Mais il n’est en revanche pas certain que les morceaux de Emily’s D+Evolution aient été diffusés sur la célèbre station jazzoclectique de Radio France, puisque ce disque publié en 2016 n’évolue pas dans un registre proprement smooth. Produit par Tony Visconti (qui avait travaillé sur Blackstar de Bowie juste avant), c’est un album qui n’a pas peur de jouer la carte de la sinuosité et de la collision des couleurs. Riffs heavy en HD, assauts funk-rock, intensité soul et précision jazz dans la voix, tout ça mené par une basse (ou une contrebasse) virtuose qui définit des compositions clairement prog. On passe donc par des tas de changements de cadence, des sentiers escarpés et étroits, des rivières pleines de rapides, des bouts de jungle quasi indépétrable.
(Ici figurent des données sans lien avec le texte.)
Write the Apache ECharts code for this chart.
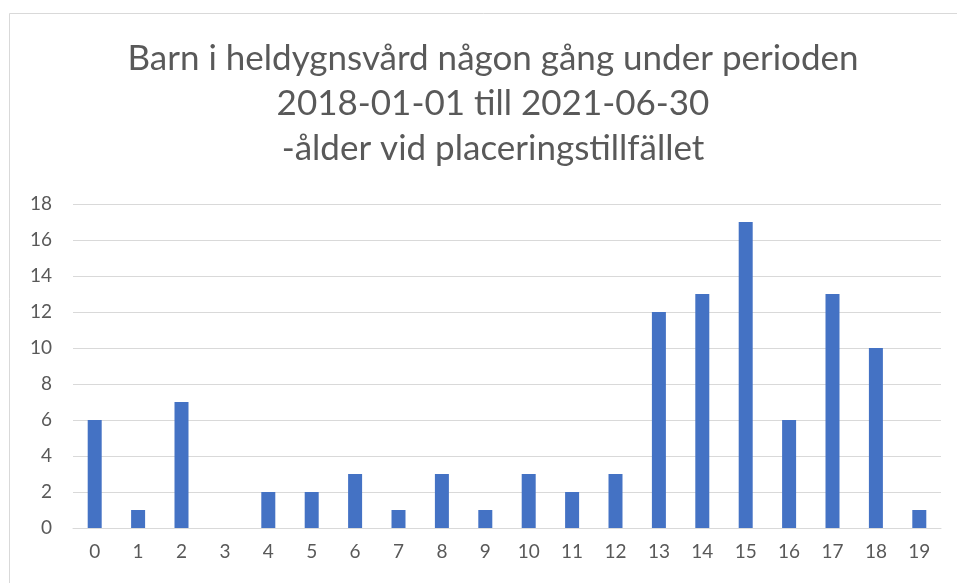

Mais on traverse aussi de lumineuses clairières, des plateaux verdoyants, d’inspirants chemins en pente douce, à flanc de montagne. Et je ne me plaindrai surtout pas qu’Esperanza Spalding assume aussi bien sa principale influence vocale, celle de Joni Mitchell, puisque la Canadienne est l’une des mes artistes préférées (et aussi celle de Prince, avec lequel c’est sans doute mon seul point commun).

Je dois pourtant dire que j’ai d’abord eu du mal avec Emily’s D+Evolution : l’ambitieux mélange d’influences m’a semblé initialement trop chargé, trop démonstratif, et souvent la voix à la fois « pure » et très technique de Spalding ne me paraissait pas à sa place, ou disons trop à distance du reste. Et puis, assez vite, cette élocution aux racines jazz a réussi à se frayer au milieu du magma un chemin cohérent, convaincant, parce que brillant mélodiquement, et ce qui sonnait alambiqué s’est transformé en évidence pop. Dans les passages les plus rock, le son et le jeu des musiciens (parmi lesquels on compte Karriem Riggins, batteur et producteur réputé pour son travail auprès de Dilla et Common) m’a un peu gêné par sa clarté, sa propreté. Mais le feeling global est tellement juste et personnel, les chansons si bien pensées, les détails si idéalement ajustés, que sans s’en rendre compte on se laisse happer. Je me suis au passage fait la remarque que l’approche prog, du moins lorsqu’elle est aussi bien maîtrisée qu’ici, rend l’écoute inépuisable ; on ne se lasse pas de contempler tous ces ornements, de se faire surprendre par les changements de cap, et l’audacieux agrégat de références finit par sonner naturel à nos oreilles. Il y a des moments épiques – sur « Judas » ou « Rest In Pleasure » – mais jamais boursouflés, des acrobaties vocales qu’on apprend à aimer comme des rengaines toutes simples. Je crois qu’à ce niveau-là, on peut vraiment parler de sophistication vertueuse, de complexité altruiste, et comment dire, on sent que la formation et l’expérience musicale de Spalding et ses collaborateurs sont des choses qu’ils veulent transmettre, partager, expliquer, une fois soulevé ce mince rideau d’exigence formelle.

Je devine que ce disque évoquera à certains d’entre vous d’autres projets de fusion savante entre jazz, metal, psyché et prog, des choses que je connais mal à vrai dire, mais peut-être peut-on citer certains trucs sortis de la planète Laswell, ou encore Chrome Hoof, ce groupe qui dans mon souvenir faisait à un moment du P-funk zappaïen et futuriste, mais que je n’ai hélas jamais bien capté. J’allais aussi comparer Esperanza à Janelle Monae à son plus expérimental, mais même si elles ont joué ensemble, en réalité les deux artistes ne font pas tellement la même chose : Janelle est plus rap, pour résumer les choses. Je vous laisse découvrir le reste de la discog de Spalding, dont le dernier album en 2019 donnait moins dans l’épopée et davantage dans l’introspection physique puisque chaque morceau s’intéressait à une partie du corps. Voilà donc pour aujourd’hui, avec ce disque qui pour le coup ne contredira pas la pub YSL puisqu’en effet, il peut laisser à penser que parfois, « c’est si bon d’être jazz ».